DataFlex
DataFlex
Efficiently Process a Huge XML File
See more XML Examples
Demonstrates a technique for processing a huge XML file (can be any size, even many gigabytes).Note: This example requires Chilkat v9.5.0.80 or greater.
Chilkat DataFlex Downloads
Use ChilkatAx-win32.pkg
Procedure Test
Boolean iSuccess
Handle hoFac
Handle hoXml
Variant vSb
Handle hoSb
Boolean iFirstIteration
Integer iRetval
Integer iNumTransactions
String sBeginMarker
String sEndMarker
String sTemp1
Move False To iSuccess
// This example shows a way to efficiently process a gigantic XML file -- one that may be too large
// to fit in memory.
//
// Two types of XML parsers exist: DOM parsers and SAX parsers.
// A DOM parser is a Document Object Model parser, where the entire XML is loaded into memory
// and the application has the luxury of interacting with the XML in a convenient, random-access
// way. The Chilkat Xml class is a DOM parser. Because the entire XML is loaded into memory,
// huge XML files (on the order of gigabytes) are usually not loadable for memory constraints.
// A SAX parser is such that the XML file is parsed as an input stream. No DOM exists.
// Using a SAX parser is generally less palatable than using a DOM parser, for many reasons.
//
// The technique described here is a hybrid. It streams the XML file as unstructured text
// to extract fragments that are individually treated as separate XML documents loaded into
// the Chilkat Xml parser.
//
// For example, imagine your XML file is several GBs in size, but has a relatively simple structure, such as:
//
// <Transactions>
// <Transaction id="1">
// ...
// </Transaction>
// <Transaction id="2">
// ...
// </Transaction>
// <Transaction id="3">
// ...
// </Transaction>
// ...
// </Transactions>
// In the following code, each <Transaction ...> ... </Transaction>
// is extracted and loaded separately into an Xml object, where it can be manipulated
// independently. The entire XML file is never entirely loaded into memory.

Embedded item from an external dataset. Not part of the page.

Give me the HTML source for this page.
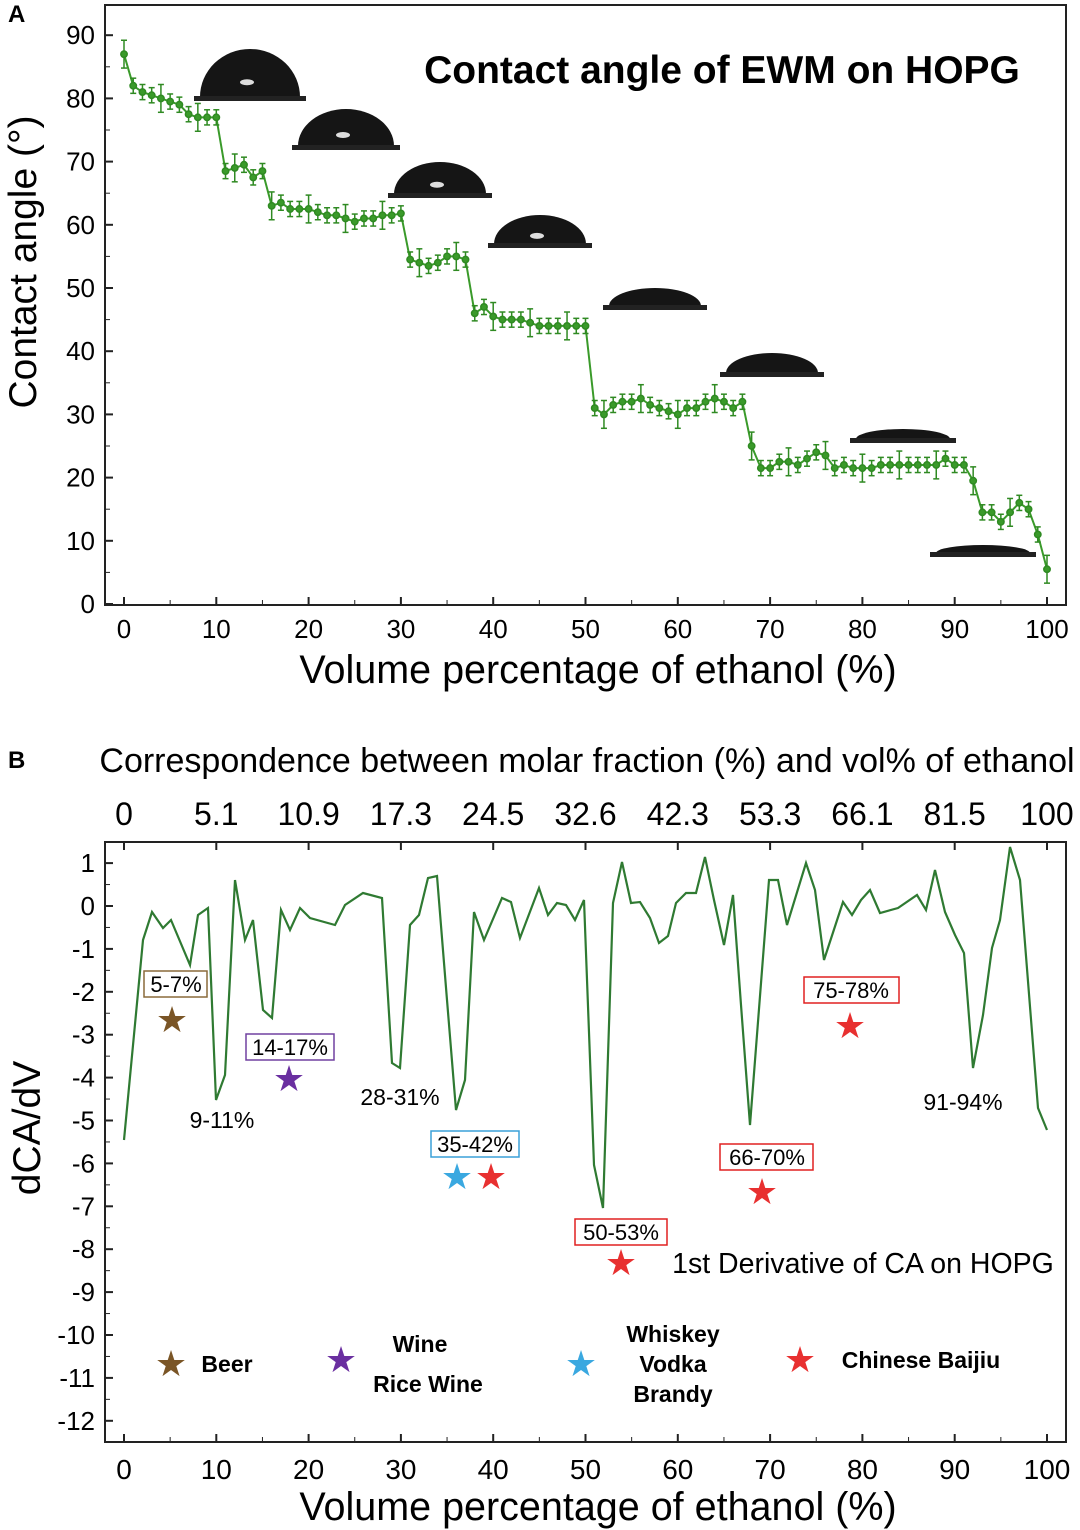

Get Create (RefClass(cComCkFileAccess)) To hoFac
If (Not(IsComObjectCreated(hoFac))) Begin
Send CreateComObject of hoFac
End
Get ComOpenForRead Of hoFac "qa_data/xml/transactions.xml" To iSuccess
If (iSuccess = False) Begin
Get ComLastErrorText Of hoFac To sTemp1
Showln sTemp1
Procedure_Return
End
Get Create (RefClass(cComChilkatXml)) To hoXml
If (Not(IsComObjectCreated(hoXml))) Begin
Send CreateComObject of hoXml
End
Get Create (RefClass(cComChilkatStringBuilder)) To hoSb
If (Not(IsComObjectCreated(hoSb))) Begin
Send CreateComObject of hoSb
End
Move True To iFirstIteration
Move 1 To iRetval
Move 0 To iNumTransactions
// The begin marker is "XML tag aware". If the begin marker begins with "<"

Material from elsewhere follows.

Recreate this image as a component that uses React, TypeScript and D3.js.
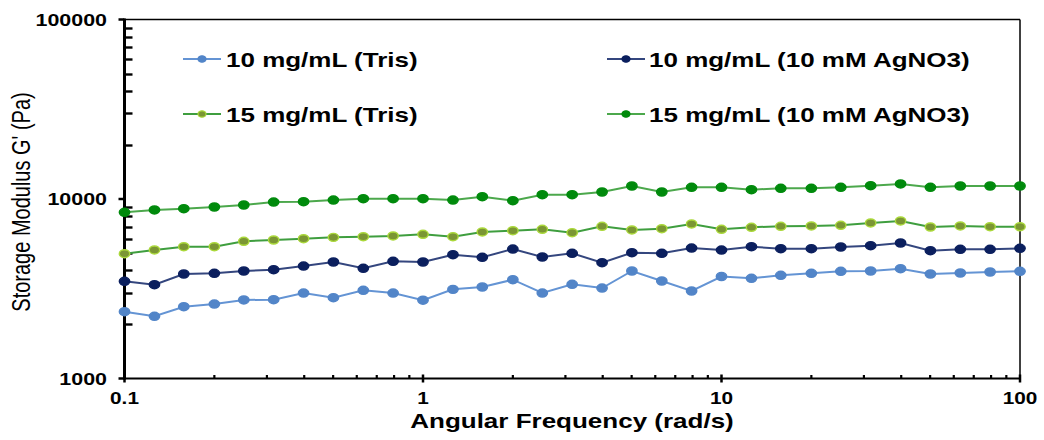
import React from "react";
import * as d3 from "d3";

// angular frequency (rad/s)
const freq = [
  0.1, 0.126, 0.158, 0.2, 0.251, 0.316, 0.398, 0.501, 0.631, 0.794, 1, 1.26,
  1.58, 2, 2.51, 3.16, 3.98, 5.01, 6.31, 7.94, 10, 12.6, 15.8, 20, 25.1, 31.6,
  39.8, 50.1, 63.1, 79.4, 100,
];

// storage modulus G' (Pa)
const tris10 = [
  2355, 2221, 2512, 2600, 2738, 2748, 2994, 2818, 3100, 2994, 2730, 3139, 3234,
  3551, 2994, 3347, 3192, 3971, 3493, 3072, 3700, 3615, 3757, 3855, 3955, 3971,
  4089, 3821, 3870, 3920, 3955,
];
const ag10 = [
  3479, 3331, 3821, 3855, 3971, 4037, 4233, 4457, 4111, 4497, 4457, 4894, 4734,
  5265, 4752, 4983, 4417, 5022, 4983, 5333, 5196, 5423, 5285, 5285, 5402, 5493,
  5687, 5150, 5245, 5245, 5312,
];
const tris15 = [
  4957, 5200, 5423, 5423, 5812, 5910, 6010, 6115, 6166, 6222, 6357, 6166, 6550,
  6660, 6781, 6491, 7046, 6720, 6833, 7258, 6781, 6957, 7046, 7074, 7138, 7352,
  7543, 6982, 7074, 7011, 7011,
];
const ag15 = [
  8430, 8685, 8830, 9025, 9260, 9620, 9660, 9870, 10040, 10040, 10040, 9870,
  10300, 9784, 10568, 10568, 10940, 11815, 10940, 11620, 11620, 11266, 11471,
  11471, 11620, 11862, 12124, 11620, 11815, 11815, 11815,
];

const xTicks = [0.1, 1, 10, 100];
const yTicks = [1000, 10000, 100000];

const series = [
  { name: "10 mg/mL (Tris)", values: tris10, line: "#6494d4", fill: "#5285c8", stroke: "#5285c8" },
  { name: "10 mg/mL (10 mM AgNO3)", values: ag10, line: "#34467e", fill: "#0b1f5e", stroke: "#0b1f5e" },
  { name: "15 mg/mL (Tris)", values: tris15, line: "#3f9e3f", fill: "#7b9634", stroke: "#aad83a" },
  { name: "15 mg/mL (10 mM AgNO3)", values: ag15, line: "#4ca84c", fill: "#008a0c", stroke: "#008a0c" },
];

const SX = 1.3; // horizontal stretch of the original picture
const FONT = "'Liberation Sans', Arial, sans-serif";

const STxt = ({ x, y, size, bold = true, anchor = "start", rotate = 0, children }) => (
  <text
    transform={`translate(${x},${y}) scale(${SX},1)${rotate ? ` rotate(${rotate})` : ""}`}
    fontFamily={FONT}
    fontSize={size}
    fontWeight={bold ? "bold" : "normal"}
    textAnchor={anchor}
    fill="#000"
  >
    {children}
  </text>
);

export default function App() {
  const left = 124.5;
  const right = 1020;
  const top = 19.5;
  const bottom = 378.5;

  const x = d3.scaleLog().domain([0.1, 100]).range([left, right]);
  const y = d3.scaleLog().domain([1000, 100000]).range([bottom, top]);

  const xMinor = x.ticks().filter((t) => !xTicks.some((m) => Math.abs(m - t) < 1e-9));
  const yMinor = y.ticks().filter((t) => !yTicks.some((m) => Math.abs(m - t) < 1e-9));

  const line = d3
    .line()
    .x((d) => x(d[0]))
    .y((d) => y(d[1]));

  const legendPos = [
    { lx: 183, tx: 226, cy: 59 },
    { lx: 607, tx: 649, cy: 59 },
    { lx: 183, tx: 226, cy: 114 },
    { lx: 607, tx: 649, cy: 114 },
  ];

  return (
    <svg
      width={1044}
      height={440}
      style={{ position: "absolute", left: 0, top: 0, background: "#fff" }}
    >
      {/* frame */}
      <line x1={left} x2={right} y1={top} y2={top} stroke="#000" strokeWidth={1.5} />
      <line x1={right} x2={right} y1={top} y2={bottom} stroke="#000" strokeWidth={1.5} />

      {/* y minor ticks (inside) */}
      {yMinor.map((t) => (
        <line key={"ym" + t} x1={left} x2={left + 8} y1={Math.round(y(t)) + 0.5} y2={Math.round(y(t)) + 0.5} stroke="#000" strokeWidth={2.4} />
      ))}
      {yTicks.map((t) => (
        <line key={"yM" + t} x1={left - 6} x2={left} y1={y(t)} y2={y(t)} stroke="#000" strokeWidth={2.5} />
      ))}
      {/* x minor ticks (inside) */}
      {xMinor.map((t) => (
        <line key={"xm" + t} x1={x(t)} x2={x(t)} y1={bottom} y2={bottom - 3.5} stroke="#000" strokeWidth={2.2} />
      ))}
      {xTicks.map((t) => (
        <line key={"xM" + t} x1={x(t)} x2={x(t)} y1={bottom - 4} y2={bottom + 4} stroke="#000" strokeWidth={2.5} />
      ))}

      {/* axes */}
      <line x1={left} x2={right} y1={bottom} y2={bottom} stroke="#000" strokeWidth={2.2} />
      <line x1={left} x2={left} y1={top - 1} y2={bottom + 1} stroke="#000" strokeWidth={3} />

      {/* tick labels */}
      {yTicks.map((t) => (
        <STxt key={"yl" + t} x={107} y={y(t) + 6} size={16.5} anchor="end">
          {String(t)}
        </STxt>
      ))}
      {xTicks.map((t) => (
        <STxt key={"xl" + t} x={x(t)} y={404} size={16} anchor="middle">
          {String(t)}
        </STxt>
      ))}

      {/* axis titles */}
      <STxt x={572} y={428} size={20} anchor="middle">
        Angular Frequency (rad/s)
      </STxt>
      <STxt x={30} y={202} size={20} bold={false} anchor="middle" rotate={-90}>
        Storage Modulus G' (Pa)
      </STxt>

      {/* series */}
      {series.map((s) => {
        const pts = freq.map((f, i) => [f, s.values[i]]);
        return (
          <g key={s.name}>
            <path d={line(pts)} fill="none" stroke={s.line} strokeWidth={2} />
            {pts.map((p, i) => (
              <ellipse
                key={i}
                cx={x(p[0])}
                cy={y(p[1])}
                rx={5.2}
                ry={4}
                fill={s.fill}
                stroke={s.stroke}
                strokeWidth={1.4}
              />
            ))}
          </g>
        );
      })}

      {/* legend */}
      {series.map((s, i) => {
        const p = legendPos[i];
        return (
          <g key={"lg" + s.name}>
            <line x1={p.lx} x2={p.lx + 38} y1={p.cy} y2={p.cy} stroke={s.line} strokeWidth={2} />
            <ellipse cx={p.lx + 19} cy={p.cy} rx={4} ry={3.2} fill={s.fill} stroke={s.stroke} strokeWidth={1.2} />
            <STxt x={p.tx} y={p.cy + 7.5} size={20}>
              {s.name}
            </STxt>
          </g>
        );
      })}
    </svg>
  );
}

// and ends with ">", then it is assumed to be an XML tag and it will also match
// substrings where the ">" can be a whitespace char.
Move "<Transaction>" To sBeginMarker
Move "</Transaction>" To sEndMarker
While (iRetval = 1)
Send ComClear To hoSb
// The retval can have the following values:
// 0: No more fragments exist.
// 1: Captured the next fragment. The text from beginMarker to endMarker, including the markers, are returned in sb.
// -1: Error.
Get pvComObject of hoSb to vSb
Get ComReadNextFragment Of hoFac iFirstIteration sBeginMarker sEndMarker "utf-8" vSb To iRetval
Move False To iFirstIteration
If (iRetval = 1) Begin
Move (iNumTransactions + 1) To iNumTransactions
Get pvComObject of hoSb to vSb
Get ComLoadSb Of hoXml vSb True To iSuccess
// Your application may now do what it needs with this particular XML fragment...
End
Loop
If (iRetval < 0) Begin
Get ComLastErrorText Of hoFac To sTemp1
Showln sTemp1
End
Showln "numTransactions: " iNumTransactions
End_Procedure